All this is very interesting, but since I’ve assumed that rolling resistance and all manner of dissipative forces in the car (pumping of fluids, driveline friction, etc.) are linear functions of speed as is distance covered per second, the ratio of fuel consumption rates at those two speeds will depend only on aerodynamic drag, which increases as a power function of speed. In my LR3 therefore, I should use )(1300-589)/579)*100%=124.5% more fuel at 150 km/hour. I’m more than willing to call it 125%
. And since the only variable in the aerodynamic drag calculation specific to my vehicle is Cd and it is a linear factor, the same ratio will hold for any vehicle.
So, with your permission, we’ll agree on 125% more fuel (or 225% as much fuel) and a time savings of 20 minutes for a 100 km trip.
This has turned into quite the discussion! I think that Brian’s initial point was that these things do save you money and increase your gas mileage, but they’re just a little more inconvenient than others. I would have to agree that some of these things I don’t plan on doing religiously unless prices are quite a bit higher. I guess I’m willing to pay a little more to keep driving the way I normally drive!
I’m a bit thick so I wonder if someone can answer me this question:
Ok, amazingly, travelling at 150 km/hr uses 125% more fuel than travelling at 100 km/hr. But, you’ll arrive and turn off your engine 20 minutes sooner, so won’t that negate to a certain extent the extra fuel used? I mean, you’re using 100% less fuel for 20 minutes aren’t you?
As I said, I’m not very bright, maybe I’ve got it all wrong… :-O
andy, fuel consumption is rated per km, not per hour. i’ll try to make it clear for you: let’s say you have to drive 100km. going at 100km/h you’ll burn let’s say 10l (10l/100km). Going at 150km/h, you’ll burn fuel at a rate of 22.5l/100km. So for 100km you’ll burn 22.5l of fuel.

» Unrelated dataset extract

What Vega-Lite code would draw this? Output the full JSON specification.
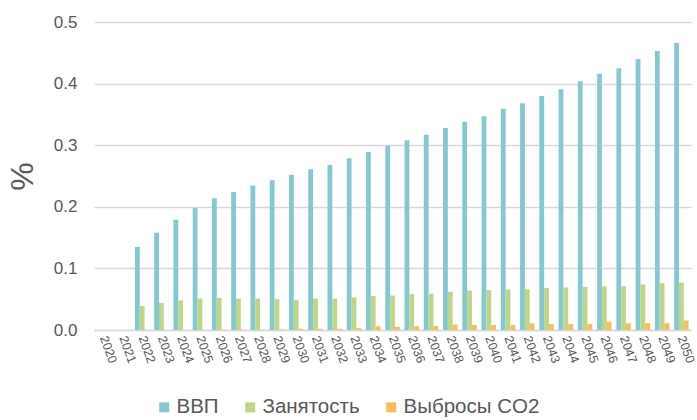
{
  "$schema": "https://vega.github.io/schema/vega-lite/v6.json",
  "width": 597,
  "height": 308,
  "autosize": {"type": "none"},
  "padding": {"left": 94, "top": 22, "right": 6, "bottom": 90},
  "background": "white",
  "config": {
    "font": "Liberation Sans",
    "view": {"stroke": null}
  },
  "datasets": {
    "wide": [
      {"year": "2020", "gdp": 0, "emp": 0, "co2": 0},
      {"year": "2021", "gdp": 0, "emp": 0, "co2": 0},
      {"year": "2022", "gdp": 0.135, "emp": 0.039, "co2": 0},
      {"year": "2023", "gdp": 0.158, "emp": 0.044, "co2": 0},
      {"year": "2024", "gdp": 0.179, "emp": 0.048, "co2": 0},
      {"year": "2025", "gdp": 0.198, "emp": 0.051, "co2": 0},
      {"year": "2026", "gdp": 0.214, "emp": 0.052, "co2": 0.0005},
      {"year": "2027", "gdp": 0.224, "emp": 0.051, "co2": 0.0005},
      {"year": "2028", "gdp": 0.234, "emp": 0.051, "co2": 0.0005},
      {"year": "2029", "gdp": 0.243, "emp": 0.05, "co2": 0.001},
      {"year": "2030", "gdp": 0.252, "emp": 0.049, "co2": 0.002},
      {"year": "2031", "gdp": 0.261, "emp": 0.051, "co2": 0.002},
      {"year": "2032", "gdp": 0.268, "emp": 0.051, "co2": 0.002},
      {"year": "2033", "gdp": 0.279, "emp": 0.053, "co2": 0.003},
      {"year": "2034", "gdp": 0.289, "emp": 0.055, "co2": 0.006},
      {"year": "2035", "gdp": 0.299, "emp": 0.056, "co2": 0.005},
      {"year": "2036", "gdp": 0.308, "emp": 0.058, "co2": 0.006},
      {"year": "2037", "gdp": 0.317, "emp": 0.059, "co2": 0.0065},
      {"year": "2038", "gdp": 0.328, "emp": 0.062, "co2": 0.009},
      {"year": "2039", "gdp": 0.338, "emp": 0.064, "co2": 0.008},
      {"year": "2040", "gdp": 0.347, "emp": 0.065, "co2": 0.008},
      {"year": "2041", "gdp": 0.359, "emp": 0.066, "co2": 0.008},
      {"year": "2042", "gdp": 0.368, "emp": 0.066, "co2": 0.011},
      {"year": "2043", "gdp": 0.38, "emp": 0.068, "co2": 0.0095},
      {"year": "2044", "gdp": 0.391, "emp": 0.069, "co2": 0.0095},
      {"year": "2045", "gdp": 0.404, "emp": 0.07, "co2": 0.01},
      {"year": "2046", "gdp": 0.416, "emp": 0.071, "co2": 0.0135},
      {"year": "2047", "gdp": 0.425, "emp": 0.071, "co2": 0.011},
      {"year": "2048", "gdp": 0.44, "emp": 0.074, "co2": 0.011},
      {"year": "2049", "gdp": 0.453, "emp": 0.076, "co2": 0.011},
      {"year": "2050", "gdp": 0.466, "emp": 0.077, "co2": 0.0155}
    ]
  },
  "data": {"name": "wide"},
  "transform": [
    {"fold": ["gdp", "emp", "co2"], "as": ["key", "value"]},
    {"lookup": "key", "from": {"data": {"values": [
      {"key": "gdp", "series": "ВВП", "order": 0},
      {"key": "emp", "series": "Занятость", "order": 1},
      {"key": "co2", "series": "Выбросы CO2", "order": 2}
    ]}, "key": "key", "fields": ["series", "order"]}}
  ],
  "mark": {"type": "bar"},
  "encoding": {
    "x": {
      "field": "year",
      "type": "nominal",
      "scale": {"paddingInner": 0.25, "paddingOuter": 0.125},
      "axis": {
        "title": null,
        "labelAngle": 70,
        "labelFontSize": 12.5,
        "labelColor": "#595959",
        "ticks": false,
        "domain": true,
        "domainColor": "#d9d9d9",
        "domainWidth": 1.5,
        "labelPadding": 6
      }
    },
    "xOffset": {
      "field": "series",
      "type": "nominal",
      "sort": ["ВВП", "Занятость", "Выбросы CO2"]
    },
    "y": {
      "field": "value",
      "type": "quantitative",
      "scale": {"domain": [0, 0.5], "nice": false},
      "axis": {
        "title": "%",
        "titleFontSize": 32,
        "titleFontWeight": "normal",
        "titleColor": "#595959",
        "titlePadding": 14,
        "values": [0, 0.1, 0.2, 0.3, 0.4, 0.5],
        "format": ".1f",
        "labelFontSize": 17,
        "labelColor": "#595959",
        "labelPadding": 17,
        "ticks": false,
        "domain": false,
        "grid": true,
        "gridColor": "#d9d9d9",
        "gridWidth": 1.5
      }
    },
    "color": {
      "field": "series",
      "type": "nominal",
      "sort": ["ВВП", "Занятость", "Выбросы CO2"],
      "scale": {
        "domain": ["ВВП", "Занятость", "Выбросы CO2"],
        "range": ["#86c8d0", "#bed68a", "#fbbd5c"]
      },
      "legend": {
        "title": null,
        "orient": "none",
        "direction": "horizontal",
        "legendX": 60,
        "legendY": 375,
        "symbolType": "square",
        "symbolSize": 100,
        "symbolStrokeWidth": 0,
        "labelFontSize": 20.5,
        "labelColor": "#595959",
        "labelOffset": 2,
        "columnPadding": 21
      }
    }
  }
}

The best way to improve your fuel efficiency is to identify the marketing tactics used to convince you that bigger/faster is better, and consciously resist those tactics. Ever see the commercial where the guy tries to beat the semi onto the highway with his truck and the attached trailer? The product “provides more power” so he can accelerate faster. The other option? Wait less than 1 second for the semi to pass and merge on without flooring it, no special product needed.